Desserts ($7.00), in the talented hands of pastry chef Julie Casey, like
their antecedents, show a definitive sense of style without being architecturally
or constituently abhorrent. And, when it is available, the special triple
chocolate mousse cake -- three luscious layers of white, dark, and milk
chocolate accented with a chocolate almond crisp spoon -- epitomizes her
finespun approach to sweet endings. Chocoholics will also celebrate her
"Chocolate Symphony" orchestrated in three sensuously satisfying
movements: white chocolate macadamia nut tart, mini chocolate gâteau,
and chocolate gelato.
The "Cheesecake of the Day" -- in my encounter, a creamy orange --
and a marvelously moist three-nut banana raisin bread pudding may be more
down-home of disposition but certainly no less delicious.

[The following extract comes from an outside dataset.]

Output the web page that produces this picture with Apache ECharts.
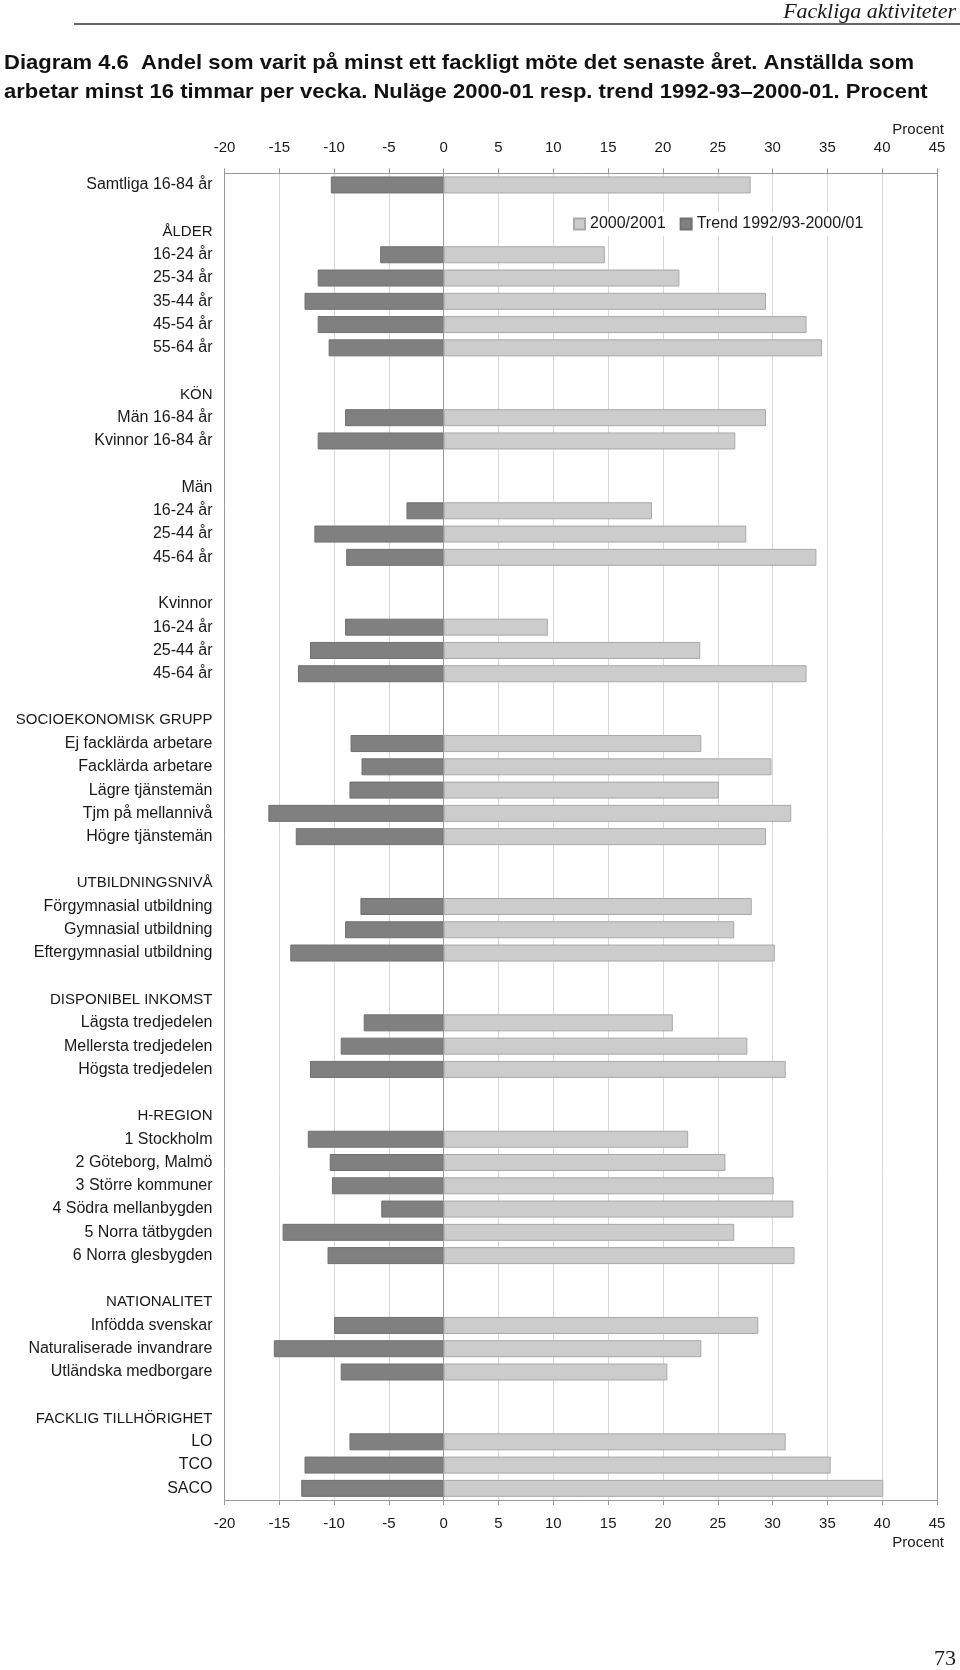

Seldom have I been treated to such appealing and comfortable evenings at
table. If you enjoy exceptional cuisine served in warm, romantic surroundings
with impeccable service, I am certain that Tre Vigne will meet -- and
exceed -- your lofty expectations. Once seduced by its considerable charms,
this is one restaurant that will surely woo you back again and again.
Cuisine: Mediterranean with
Hours: Lunch: Mon - Fri, 12:00 noon - 3:00 p.m.; Dinner: Tues - Thurs,
5:00 p.m. - 9:30 p.m.; Fri & Sat, 5:00 p.m. - 10:30 p.m.; Sun, 4:00 p.m. -
9:00 p.m. (Labor Day thru July 4th)
Credit Cards: All major
Attire: Business Casual
Smoking: Smoking is permitted at the bar only.